5 charged in Clay County with felony voter fraud say they didn't know they couldn't vote

Five convicted felons told Clay County authorities they voted in the 2008 general election, but each also said they didn’t know they weren’t allowed to vote.

According to complaints filed in Clay County District Court on Thursday, the five came under scrutiny in July – nearly two years after the general election that drew national attention for a lengthy and contentious recount battle in Minnesota’s U.S. Senate race.

Democrat Al Franken eventually ousted GOP incumbent Norm Coleman by just 312 votes, after a court battle and recount effort that spanned eight months.

Speculations of voter fraud from that election have made headlines in recent months, with the Minnesota Republican Party and a public interest group known as Minnesota Majority seeking to reveal cases where felons allegedly voted illegally.

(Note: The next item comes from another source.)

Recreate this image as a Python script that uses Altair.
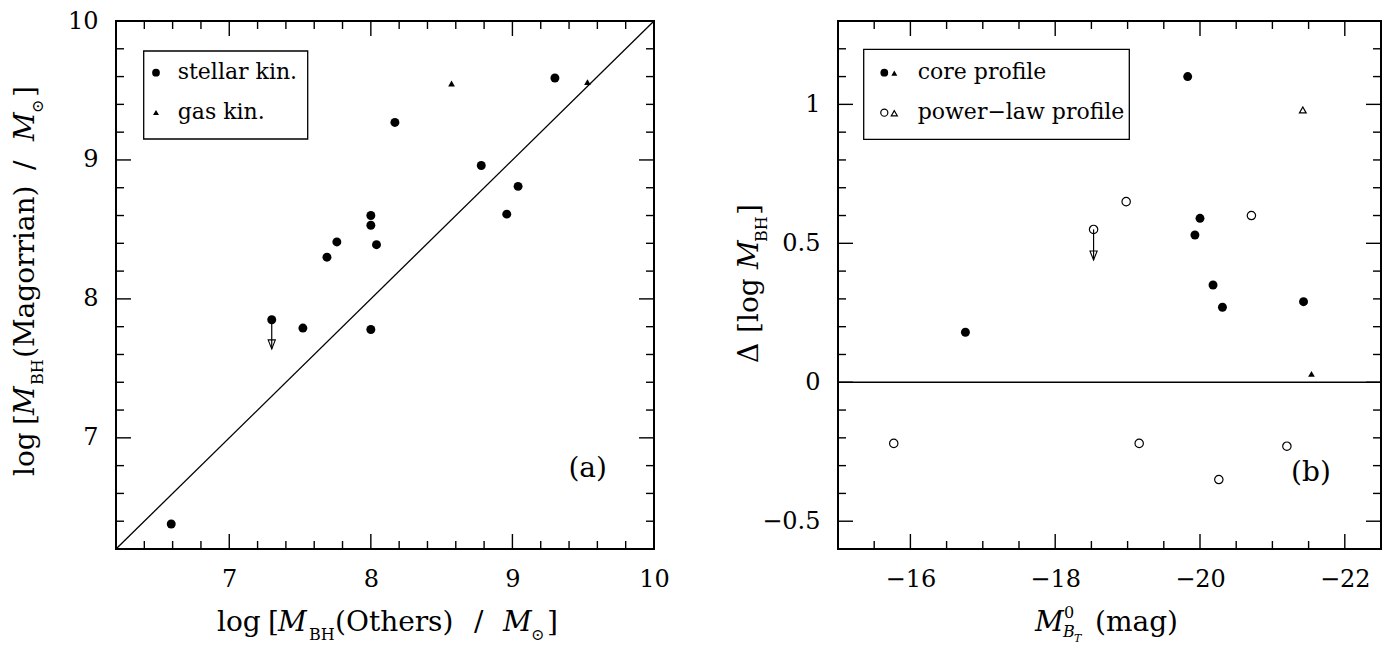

The Clay County Attorney’s Office announced Friday that the following people were charged with felony voting registration violations:

Each faces a maximum penalty of up to five years in prison and/or a $10,000 fine.

They are set to make their first court appearance Nov. 4 in Clay County District Court.

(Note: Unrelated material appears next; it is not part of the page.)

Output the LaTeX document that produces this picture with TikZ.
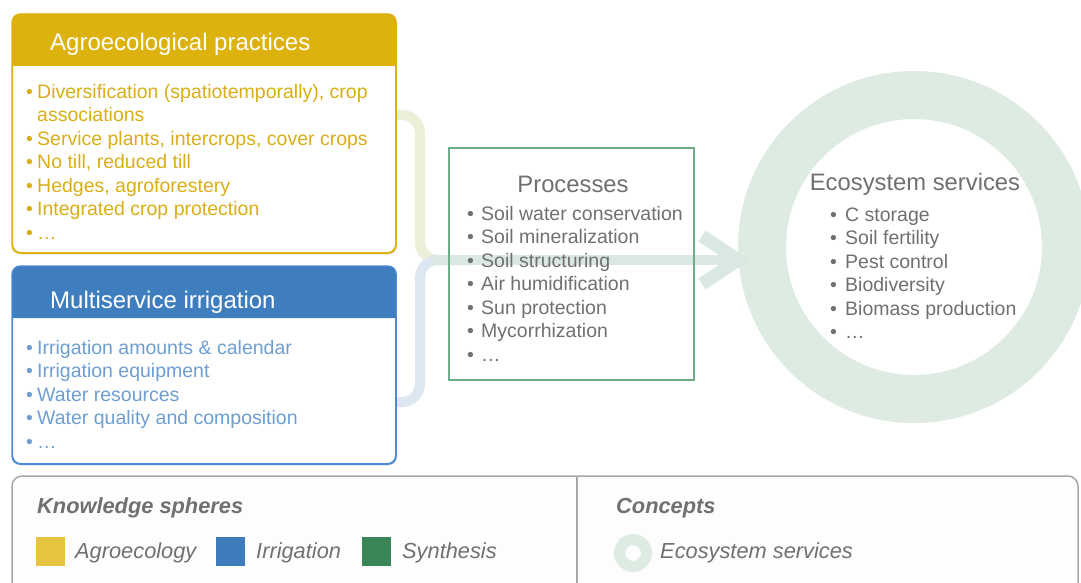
\documentclass[tikz,border=0pt]{standalone}
\usepackage{fontspec}
\setmainfont{Liberation Sans}
\usetikzlibrary{shadows}
\definecolor{agrohead}{HTML}{DDB20E}
\definecolor{agrotext}{HTML}{D9AE17}
\definecolor{irrhead}{HTML}{3F7EBE}
\definecolor{irrborder}{HTML}{4F8AD9}
\definecolor{irrtext}{HTML}{6E9ED2}
\definecolor{procgreen}{HTML}{6DAD87}
\definecolor{ringgreen}{HTML}{DDEBE2}
\definecolor{graytext}{HTML}{707070}
\definecolor{legborder}{HTML}{A8A8A8}
\definecolor{swyellow}{HTML}{E5C440}
\definecolor{swblue}{HTML}{3E7CBB}
\definecolor{swgreen}{HTML}{3A8659}
\definecolor{yconn}{HTML}{ECEED8}
\definecolor{bconn}{HTML}{DCE7F1}
\definecolor{shaftcol}{HTML}{DAE8E4}
\newcommand{\myfs}[2]{\fontsize{#1}{#2}\selectfont}
\newcommand{\blA}{\makebox[11pt][l]{•}}
\newcommand{\blB}{\makebox[14pt][l]{•}}
\newcommand{\blC}{\makebox[15pt][l]{•}}
\tikzset{
  panel/.style={draw=#1, line width=1.2pt, fill=white, rounded corners=8pt, anchor=north west,
    minimum width=383pt, minimum height=238pt, inner sep=0pt,
    drop shadow={opacity=0.25, shadow xshift=1pt, shadow yshift=-2pt}},
  headtext/.style={anchor=base west, text=white, font=\myfs{24}{28}, inner sep=0pt},
  listtext/.style={anchor=base west, align=left, inner sep=0pt, font=\myfs{19.5}{23.5}},
  conn/.style={line width=10pt, rounded corners=18pt},
  legtitle/.style={anchor=base west, inner sep=0pt, text=graytext, font=\myfs{21.8}{24}\bfseries\itshape},
  legitem/.style={anchor=base west, inner sep=0pt, text=graytext, font=\myfs{21.8}{24}\itshape},
  swatch/.style={fill=#1, minimum size=29pt, inner sep=0pt, anchor=north west}
}
\begin{document}
\begin{tikzpicture}[x=1pt, y=-1pt]
\useasboundingbox (0,0) rectangle (1081,583);
\fill[white] (0,0) rectangle (1081,583);

% ring (ecosystem services)
\node[circle, draw=ringgreen, line width=48pt, minimum size=304pt, inner sep=0pt] (es) at (914,247) {};

% connectors
\coordinate (merge) at (470,260);
\coordinate (agroout) at (396,115);
\coordinate (irrout) at (396,402);
\coordinate (tip) at (738,260);
\draw[conn, yconn] (agroout) -- (420,115) -- (420,260) -- (merge);
\draw[conn, bconn] (irrout) -- (420,402) -- (420,260) -- (merge);
\draw[shaftcol, line width=10pt] (432,260) -- (tip);
\draw[shaftcol, line width=13pt, line join=miter] (702,236) -- (tip) -- (702,284);

% agroecological practices panel
\node[panel=agrohead, minimum height=238pt] (agro) at (12,14) {};
\fill[agrohead] (agro.north west |- 0,66) {[rounded corners=8pt] -- (agro.north west) -- (agro.north east)} -- (agro.north east |- 0,66) -- cycle;
\draw[agrohead, line width=1.2pt, rounded corners=8pt] (agro.north west) rectangle (agro.south east);
\node[headtext] (agrotitle) at (50,51) {Agroecological practices};
\node[listtext, text=agrotext] (agrolist) at (26,239) {\blA Diversification (spatiotemporally), crop\\
\hspace*{11pt}associations\\
\blA Service plants, intercrops, cover crops\\
\blA No till, reduced till\\
\blA Hedges, agroforestery\\
\blA Integrated crop protection\\
\blA …};

% multiservice irrigation panel
\node[panel=irrborder, minimum height=197pt] (irr) at (12,266) {};
\fill[irrhead] (irr.north west |- 0,318) {[rounded corners=8pt] -- (irr.north west) -- (irr.north east)} -- (irr.north east |- 0,318) -- cycle;
\draw[irrborder, line width=1.2pt, rounded corners=8pt] (irr.north west) rectangle (irr.south east);
\node[headtext] (irrtitle) at (50,308) {Multiservice irrigation};
\node[listtext, text=irrtext] (irrlist) at (26,448) {\blA Irrigation amounts \& calendar\\
\blA Irrigation equipment\\
\blA Water resources\\
\blA Water quality and composition\\
\blA …};

% processes
\node[draw=procgreen, line width=1.5pt, minimum width=245pt, minimum height=232pt, anchor=north west, inner sep=0pt] (proc) at (448,147) {};
\node[anchor=base, inner sep=0pt, text=graytext, font=\myfs{23.8}{28}] (proctitle) at (573,192) {Processes};
\node[listtext, text=graytext] (proclist) at (467,361) {\blB Soil water conservation\\
\blB Soil mineralization\\
\blB Soil structuring\\
\blB Air humidification\\
\blB Sun protection\\
\blB Mycorrhization\\
\blB …};

% ecosystem services text
\node[anchor=base, inner sep=0pt, text=graytext, font=\myfs{23.8}{28}] (estitle) at (915,190) {Ecosystem services};
\node[listtext, text=graytext] (eslist) at (830,338.5) {\blC C storage\\
\blC Soil fertility\\
\blC Pest control\\
\blC Biodiversity\\
\blC Biomass production\\
\blC …};

% legend
\draw[legborder, line width=1.5pt, rounded corners=10pt, fill={rgb,255:red,253;green,253;blue,253}] (12,476) rectangle (1078,600);
\draw[legborder, line width=1.5pt] (577,476) -- (577,583);
\node[legtitle] (ks) at (37,513) {Knowledge spheres};
\node[swatch=swyellow] (swa) at (36,537) {};
\node[legitem] (la) at (75,558) {Agroecology};
\node[swatch=swblue] (swb) at (216,537) {};
\node[legitem] (lb) at (256,558) {Irrigation};
\node[swatch=swgreen] (swc) at (362,537) {};
\node[legitem] (lc) at (402,558) {Synthesis};
\node[legtitle] (co) at (616,513) {Concepts};
\node[circle, draw=ringgreen, line width=11pt, minimum size=27pt, inner sep=0pt] (ring) at (633,553) {};
\node[legitem] (lr) at (660,558) {Ecosystem services};
\end{tikzpicture}
\end{document}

County authorities were initially alerted to the case by Minnesota Majority and the state GOP.

The sheriff’s office investigated the allegations and determined that Lampl, Megran, Brown, Poitra and Ek voted illegally based on being convicted felons.

Several others were determined to not have voted during the election or determined to have had their civil rights restored, according to the county attorney’s office.

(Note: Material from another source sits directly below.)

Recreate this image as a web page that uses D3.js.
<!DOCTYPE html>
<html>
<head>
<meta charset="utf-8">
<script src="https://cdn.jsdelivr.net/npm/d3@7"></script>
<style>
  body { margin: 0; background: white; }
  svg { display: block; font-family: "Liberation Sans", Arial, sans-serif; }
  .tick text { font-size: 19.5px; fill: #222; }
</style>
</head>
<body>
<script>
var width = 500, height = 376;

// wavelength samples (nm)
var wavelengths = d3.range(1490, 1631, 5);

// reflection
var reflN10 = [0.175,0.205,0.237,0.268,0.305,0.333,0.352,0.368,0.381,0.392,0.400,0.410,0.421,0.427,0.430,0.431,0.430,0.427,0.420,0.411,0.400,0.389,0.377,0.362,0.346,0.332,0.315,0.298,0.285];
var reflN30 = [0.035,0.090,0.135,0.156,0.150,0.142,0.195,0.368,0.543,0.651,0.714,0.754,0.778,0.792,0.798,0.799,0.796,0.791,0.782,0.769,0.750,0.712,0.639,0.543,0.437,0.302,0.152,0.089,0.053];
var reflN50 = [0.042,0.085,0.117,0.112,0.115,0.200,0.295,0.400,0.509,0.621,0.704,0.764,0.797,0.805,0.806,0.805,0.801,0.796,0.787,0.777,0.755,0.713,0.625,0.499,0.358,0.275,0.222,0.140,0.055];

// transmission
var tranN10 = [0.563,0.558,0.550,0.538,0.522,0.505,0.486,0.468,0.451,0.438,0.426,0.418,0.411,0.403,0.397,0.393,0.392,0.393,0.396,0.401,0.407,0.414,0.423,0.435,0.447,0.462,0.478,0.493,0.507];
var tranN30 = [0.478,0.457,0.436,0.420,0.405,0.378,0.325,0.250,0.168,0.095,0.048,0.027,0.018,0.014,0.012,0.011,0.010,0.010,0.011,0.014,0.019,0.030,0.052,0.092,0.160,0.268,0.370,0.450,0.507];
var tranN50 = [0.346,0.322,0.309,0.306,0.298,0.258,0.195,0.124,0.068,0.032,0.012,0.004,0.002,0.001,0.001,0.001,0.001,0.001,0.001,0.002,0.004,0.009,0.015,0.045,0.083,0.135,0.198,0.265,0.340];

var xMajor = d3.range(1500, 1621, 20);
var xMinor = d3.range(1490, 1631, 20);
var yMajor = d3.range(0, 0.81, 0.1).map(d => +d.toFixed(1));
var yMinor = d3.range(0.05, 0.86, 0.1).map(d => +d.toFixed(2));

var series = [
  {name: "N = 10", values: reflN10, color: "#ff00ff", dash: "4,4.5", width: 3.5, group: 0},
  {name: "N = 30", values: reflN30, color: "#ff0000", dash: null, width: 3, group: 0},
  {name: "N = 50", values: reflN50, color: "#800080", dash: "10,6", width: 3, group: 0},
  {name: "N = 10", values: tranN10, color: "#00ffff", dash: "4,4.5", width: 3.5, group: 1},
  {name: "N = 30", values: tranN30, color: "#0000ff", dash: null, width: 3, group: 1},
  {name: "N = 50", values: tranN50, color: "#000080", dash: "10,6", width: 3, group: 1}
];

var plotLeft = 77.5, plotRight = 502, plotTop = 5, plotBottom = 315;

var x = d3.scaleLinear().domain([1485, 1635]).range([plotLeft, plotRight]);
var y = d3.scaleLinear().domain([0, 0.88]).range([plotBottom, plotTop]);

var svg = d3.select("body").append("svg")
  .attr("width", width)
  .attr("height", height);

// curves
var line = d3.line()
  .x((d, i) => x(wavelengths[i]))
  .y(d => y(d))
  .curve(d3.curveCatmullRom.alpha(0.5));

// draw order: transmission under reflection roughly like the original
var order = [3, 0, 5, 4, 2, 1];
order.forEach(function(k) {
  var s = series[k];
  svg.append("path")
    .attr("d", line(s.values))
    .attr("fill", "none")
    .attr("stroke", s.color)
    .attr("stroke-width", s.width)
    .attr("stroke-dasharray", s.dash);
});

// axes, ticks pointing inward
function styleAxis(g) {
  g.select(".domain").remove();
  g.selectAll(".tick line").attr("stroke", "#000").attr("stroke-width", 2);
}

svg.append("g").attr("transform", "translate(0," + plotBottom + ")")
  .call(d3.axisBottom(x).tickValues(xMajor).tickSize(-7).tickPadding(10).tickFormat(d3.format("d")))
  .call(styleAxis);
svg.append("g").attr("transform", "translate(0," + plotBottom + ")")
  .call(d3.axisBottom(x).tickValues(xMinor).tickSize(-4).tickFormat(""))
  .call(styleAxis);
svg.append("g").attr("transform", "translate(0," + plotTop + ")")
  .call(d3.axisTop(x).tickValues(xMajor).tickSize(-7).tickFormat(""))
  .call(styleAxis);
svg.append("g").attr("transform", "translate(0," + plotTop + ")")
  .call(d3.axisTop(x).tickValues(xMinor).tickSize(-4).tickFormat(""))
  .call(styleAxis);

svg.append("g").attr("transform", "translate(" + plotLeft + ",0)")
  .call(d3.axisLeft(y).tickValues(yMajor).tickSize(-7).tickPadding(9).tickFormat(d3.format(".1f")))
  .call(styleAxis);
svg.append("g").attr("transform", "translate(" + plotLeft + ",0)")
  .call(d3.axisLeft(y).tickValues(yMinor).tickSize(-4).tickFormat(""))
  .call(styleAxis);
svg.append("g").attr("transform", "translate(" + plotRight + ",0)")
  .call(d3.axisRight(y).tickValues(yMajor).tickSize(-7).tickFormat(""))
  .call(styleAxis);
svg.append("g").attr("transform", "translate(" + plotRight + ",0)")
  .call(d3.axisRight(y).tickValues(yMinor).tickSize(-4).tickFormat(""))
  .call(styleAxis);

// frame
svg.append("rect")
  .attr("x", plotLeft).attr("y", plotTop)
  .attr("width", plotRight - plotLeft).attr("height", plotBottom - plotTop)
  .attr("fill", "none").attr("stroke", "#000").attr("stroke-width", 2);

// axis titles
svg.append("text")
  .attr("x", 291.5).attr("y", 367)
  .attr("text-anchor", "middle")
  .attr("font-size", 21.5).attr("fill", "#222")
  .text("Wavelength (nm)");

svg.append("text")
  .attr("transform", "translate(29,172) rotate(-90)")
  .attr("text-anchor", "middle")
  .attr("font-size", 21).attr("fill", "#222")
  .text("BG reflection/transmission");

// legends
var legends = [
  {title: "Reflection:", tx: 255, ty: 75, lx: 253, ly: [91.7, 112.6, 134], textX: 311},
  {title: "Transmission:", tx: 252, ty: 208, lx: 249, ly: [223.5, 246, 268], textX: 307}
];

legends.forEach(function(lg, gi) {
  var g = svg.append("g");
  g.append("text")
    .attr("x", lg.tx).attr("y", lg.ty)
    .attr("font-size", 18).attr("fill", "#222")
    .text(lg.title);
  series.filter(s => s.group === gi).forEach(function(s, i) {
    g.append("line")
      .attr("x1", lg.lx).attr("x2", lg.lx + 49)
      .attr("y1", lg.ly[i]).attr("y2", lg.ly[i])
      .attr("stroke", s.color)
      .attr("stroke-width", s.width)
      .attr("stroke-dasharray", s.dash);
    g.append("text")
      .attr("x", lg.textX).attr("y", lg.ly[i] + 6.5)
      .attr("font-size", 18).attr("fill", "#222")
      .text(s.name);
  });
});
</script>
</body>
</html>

Clay County Auditor Lori Johnson said it’s possible for felons to slip through the cracks, depending on how they register to vote.

The auditor’s office is notified when someone is convicted of a felony, and that individual’s voting record is marked. If that person pre-registered, then their voting record would have been challenged at the polls, Johnson said.

But if that same person didn’t register until going on Election Day – which is allowed in Minnesota – election officials wouldn’t be able to catch it right away because “there would be no way for us to know that,” Johnson said.

Clay County Attorney Brian Melton said there is no reason to believe these individuals’ actions were politically motivated.

“In their mind, they ­didn’t know they couldn’t (vote),” Melton said.

However, each signed a probation agreement that acknowledged they weren’t allowed to vote, serve on a jury or hold public office until their civil rights were restored, Melton said.

“Felons convicted of a crime don’t have the same rights as other people,” Melton said. “It’s just an issue that you don’t want felons voting. … We have an election going forward, and you don’t want felons voting in future elections.”